Je n’aurai pas le temps est son autobiographie, avec moult renvois en fin de volume, vers des graphiques et des calculs… pour les scientifiques et autres astronomes, même débutants. On trouve même, au milieu du volume, un cahier de photos prises dans l’enfance puis au cours de la brillante carrière. Il y a mille raisons de lire ce livre. Ne fût-ce que pour sa prise directe sur le monde qui est le nôtre aujourd’hui, réflexions de profonde humanité, de clairvoyance… alors même que le texte est truffé de fines touches d’humour, voire d’autodérision.

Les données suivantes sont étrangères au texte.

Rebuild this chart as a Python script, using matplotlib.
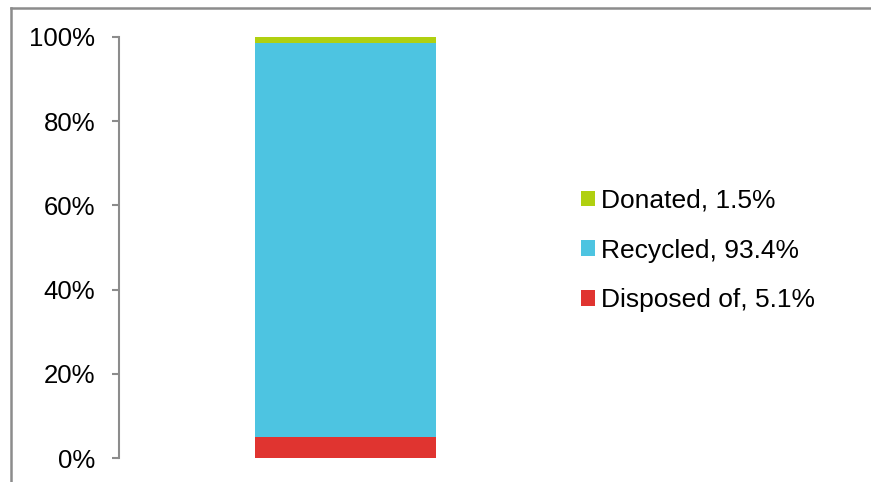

« La voûte céleste se teintait alors d’un vert qu’on aurait dit luminescent […] Je pense que ces moments intenses où nous nous retrouvions en famille, assis sur le vieux banc de bois adossé au grand peuplier liard, ont joué un rôle majeur dans mon rapport à la nature et au sacré. » « Dans la psyché humaine, le domaine du religieux et du sacré englobe et dépasse celui trop restreint d’une confession donnée. » Et de citer Gao Xingijan : « Si l’homme a besoin du langage, ce n’est pas seulement pour communiquer du sens, c’est en même temps pour écouter et reconnaître sa propre existence. » Et de rappeler la phrase de René Char : « Les mots qui vont surgir savent de nous ce que nous ignorons d’eux » – là où la poésie et la science s’étreignent…

Francophone dès l’enfance à Montréal, fervent lecteur de Valéry (mais pas seulement), grand mélomane, l’auteur manie notre langue comme le véritable écrivain qu’il est. Un régal interfacultaire !

 

Rose-Marie François

 
Hubert Reeves, Je n’aurai pas le temps, Points Sciences, 2014, 341 p.